Imagine the information about a site on shared car use falling like a droplet into a pond. The information rapidly finds interested people because the spread is occurring in all directions at once. As people start to pick up the information, the message is intensified and passed on even more quickly.

A psychological need to connect with others in meaningful ways may also be driving this move towards shared consumption and away from traditional purchase and ownership patterns. Part of the trend may include sections of the population who deliberately restrict their consumption to basic requirements and actively aim to be become non-consumers of branded or marketed items. The creation of identity through the use of social media may also be lessening the need to create identity through conspicuous consumption.

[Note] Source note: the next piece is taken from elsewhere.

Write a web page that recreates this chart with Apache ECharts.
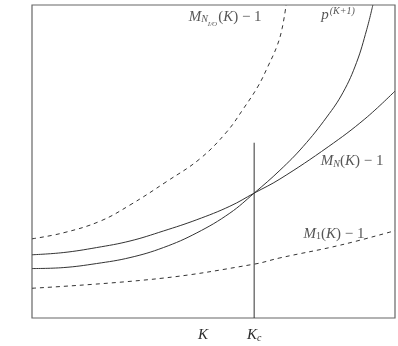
<!DOCTYPE html>
<html>
<head>
<meta charset="utf-8">
<script src="https://cdn.jsdelivr.net/npm/echarts@6/dist/echarts.min.js"></script>
<style>
html,body{margin:0;padding:0;background:#fff;}
#main{width:398px;height:346px;}
</style>
</head>
<body>
<div id="main"></div>
<script>
// curve samples (x and y both 0..100)
var mnX = [0, 8.6, 17.8, 27.0, 36.2, 45.4, 54.5, 61.2, 68.3, 81.6, 91.7, 100];
var mnY = [20.2, 20.9, 22.5, 24.6, 27.8, 31.4, 35.7, 39.9, 44.4, 54.7, 63.6, 72.5];

var pX = [0, 8.6, 17.8, 27.0, 36.2, 45.4, 54.5, 61.2, 68.3, 74.7, 81.2, 85.7, 89.4, 92.2, 93.9];
var pY = [15.8, 16.1, 17.4, 19.3, 22.5, 27.2, 33.5, 39.9, 47.2, 54.8, 64.2, 72.1, 81.6, 92.1, 100];

var nioX = [0, 8.6, 18.7, 27.0, 37.1, 46.3, 53.6, 58.2, 62.3, 65.0, 67.5, 68.9, 70.0];
var nioY = [25.3, 27.2, 30.9, 36.1, 43.6, 50.9, 59.4, 66.8, 74.1, 80.4, 86.9, 92.5, 100];

var m1X = [0, 35, 61.2, 68.3, 85, 100];
var m1Y = [9.5, 12.6, 17.2, 19.2, 23.3, 27.9];

// vertical marker at K_c
var kcX = [61.2, 61.2];
var kcY = [0, 56];

// x tick labels
var tickValues = [47.1, 61.2];
var tickLabels = ['{i|K}', '{i|K}{sub|c}'];

// curve labels
var noteX = [53.2, 84.3, 88.2, 83.2];
var noteY = [96.3, 96.8, 50.0, 26.9];
var noteText = [
  '{i|M}{sub|N}{subsub|I/O}{n|(}{i|K}{n|) − 1}',
  '{i|p}{sup|(K+1)}',
  '{i|M}{sub|N}{n|(}{i|K}{n|) − 1}',
  '{i|M}{subn|1}{n|(}{i|K}{n|) − 1}'
];

function zip(xs, ys){
  var out = [];
  for(var i=0;i<xs.length;i++){ out.push([xs[i], ys[i]]); }
  return out;
}

var serif = 'Liberation Serif';
var ink = '#2b2b2b';
var richStyles = {
  i:{fontFamily:serif, fontStyle:'italic', fontSize:15, lineHeight:22, color:ink},
  n:{fontFamily:serif, fontSize:15, lineHeight:22, color:ink},
  sub:{fontFamily:serif, fontStyle:'italic', fontSize:10, lineHeight:10, verticalAlign:'bottom', padding:[0,0,3,0], color:ink},
  subn:{fontFamily:serif, fontSize:10, lineHeight:10, verticalAlign:'bottom', padding:[0,0,3,0], color:ink},
  subsub:{fontFamily:serif, fontStyle:'italic', fontSize:7, lineHeight:7, verticalAlign:'bottom', padding:[0,1,0,0], color:ink},
  sup:{fontFamily:serif, fontStyle:'italic', fontSize:10, lineHeight:10, verticalAlign:'top', padding:[2,0,0,1], color:ink}
};

var myChart = echarts.init(document.getElementById('main'));

var lineStyle = {color:'#333', width:1};
var dashStyle = {color:'#333', width:1, type:[4,4]};

function curve(name, xs, ys, style){
  return {name:name, type:'line', data:zip(xs, ys), smooth:0.4,
          showSymbol:false, lineStyle:style, clip:true};
}

var options = {
  animation:false,
  grid:{left:32, top:5, width:363, height:316, show:true, borderColor:'#666', borderWidth:1.2, backgroundColor:'#fff'},
  xAxis:{
    type:'value', min:0, max:100,
    axisLine:{show:false}, axisTick:{show:false}, splitLine:{show:false},
    axisLabel:{
      customValues:tickValues,
      margin:6,
      formatter:function(v){
        var i = tickValues.indexOf(v);
        return i >= 0 ? tickLabels[i] : '';
      },
      rich:richStyles
    }
  },
  yAxis:{
    type:'value', min:0, max:100,
    axisLine:{show:false}, axisTick:{show:false}, splitLine:{show:false}, axisLabel:{show:false}
  },
  series:[
    curve('MN', mnX, mnY, lineStyle),
    curve('p', pX, pY, lineStyle),
    curve('NIO', nioX, nioY, dashStyle),
    curve('M1', m1X, m1Y, dashStyle),
    {name:'Kc', type:'line', data:zip(kcX, kcY), showSymbol:false, lineStyle:{color:'#333', width:1}},
    {
      name:'notes', type:'scatter', symbolSize:0, data:zip(noteX, noteY),
      label:{
        show:true, position:'inside',
        formatter:function(p){ return noteText[p.dataIndex]; },
        rich:richStyles
      }
    }
  ]
};
myChart.setOption(options);
</script>
</body>
</html>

The idea of sharing goods and services is not new, and many of us can trace the use of borrowed tools, hand-me- down clothes and shared babysitting duties back to our parents and grandparents. This is the first time, however, we have seen a concerted shift in consumption patterns that has little to do with marketing or retail accessibility. Although total numbers of participants appear to be less than five percent of the population at the moment, the growth is phenomenal in the online shared consumption platforms, the swap meets and garage sale activities, and the company-owned shared asset sites such as GoGet.

If we ask where consumers are going, they are taking the consumption model into their own hands and controlling when, how and why. Every weekend, somewhere in Australia, consumers are getting together face to face to share goods, services and stories. Sometimes the big waves start off as a gentle swell, and traditional retail and online retail models may be under threat from the consumers themselves.